While we’ve all dithered over what millennials are and aren’t doing for today’s cities, someone’s checked to see what America’s CEOs think.

A new report from anti-sprawl Smart Growth America and the real estate consultants at Cushman & Wakefield asked companies that have made the decision to relocate downtown between 2010 and 2015 why they’ve made that choice, and how they might empower others to follow suit.

“We’re very interested in this trend, clearly, because we hear time and time again from our clients about the war for talent out there,” says Paula Munger, director of business line research at Cushman & Wakefield. “It’s an extremely difficult and competitive environment for hiring and retaining talent.”

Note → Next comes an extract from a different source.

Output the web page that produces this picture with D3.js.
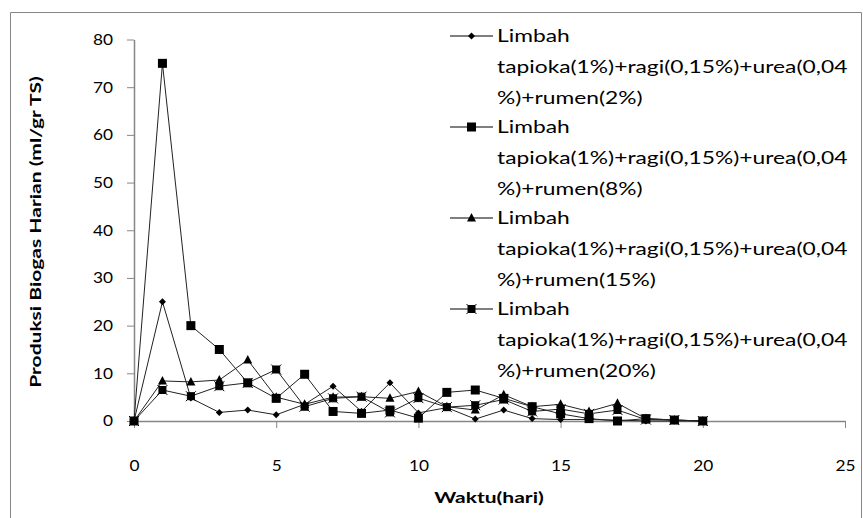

After conducting a survey of 500 companies and interviewing executives at 45 of those businesses, they concluded that talent attraction and retention is the most common reason that businesses have ultimately made their decision to move to a downtown.

“Our old headquarters was a liability in recruitment,” says Joel Reuter of Rolls-Royce in the report. “No one wanted to work at an office building that was built in the 1940s. … A lot of students coming out of engineering school, they’re not looking for suburbia. They’re looking for the downtown living environment.” Rolls-Royce moved 2,500 employees to an office in downtown Indianapolis in 2011.

Some of the themes that emerge in the report relate to the corporate desire to employ hip, young workers and to brand or rebrand their company cultures. Survey respondents expressed that when they were performing site searches, they looked for locations that were “live/work/play” neighborhoods, located near bars, restaurants and cafes.

Jessica Mitsch, from the Iron Yard code school in Durham, North Carolina, tells researchers that their campus has “got that kind of neighborhood-on-the-rise vibe that I think aligns really well from a tech startup brand standpoint.”

Architecture also plays a role. Many respondents mention their hunt for an open-office feel — converted warehouses and lofts impress potential workers. In addition, they take advantage of a surplus of underutilized buildings that convey local heritage.

The report’s researchers measured how walkability, access to public transit and biking shifted when these companies moved. Not all of the companies that they surveyed were relocated from a suburb. Some were relocating from a different area downtown or from another metro area. Even so, average scores for walkability increased from 52 to 88, transit scores went up from 52 to 79 and bike scores rose from 66 to 78.

“Twenty-five years ago … when you wanted to know where offices went, you basically said, ‘Where does the boss live,” says Chris Leinberger, president of Smart Growth America’s LOCUS coalition, “and the boss lived in drivable suburbs in what we called the ‘favored quarter’ — where all the rich, white folks lived.”

He says that the knowledge economy is responsible for the sea change that gives downtowns large and small a competitive advantage over car-oriented locations.

Not to be understated, the report also covers the relationship between businesses and governments. Some respondents mention financial assistance in the form of tax breaks or relocation assistance. Others talk about the “good corporate citizenship” concept, and the feeling that they are contributing to help a city rebound.

The president of the Fifth Third Bank in Detroit says that after weighing the costs and opportunities of returning downtown during the midst of the city’s bankruptcy crisis, they bet on the city’s long-term future, telling researchers, “We were the first financial institution to go back into the city when everyone else had been migrating to the suburbs. We saw it as a chance to help drive the revitalization of a major American city.”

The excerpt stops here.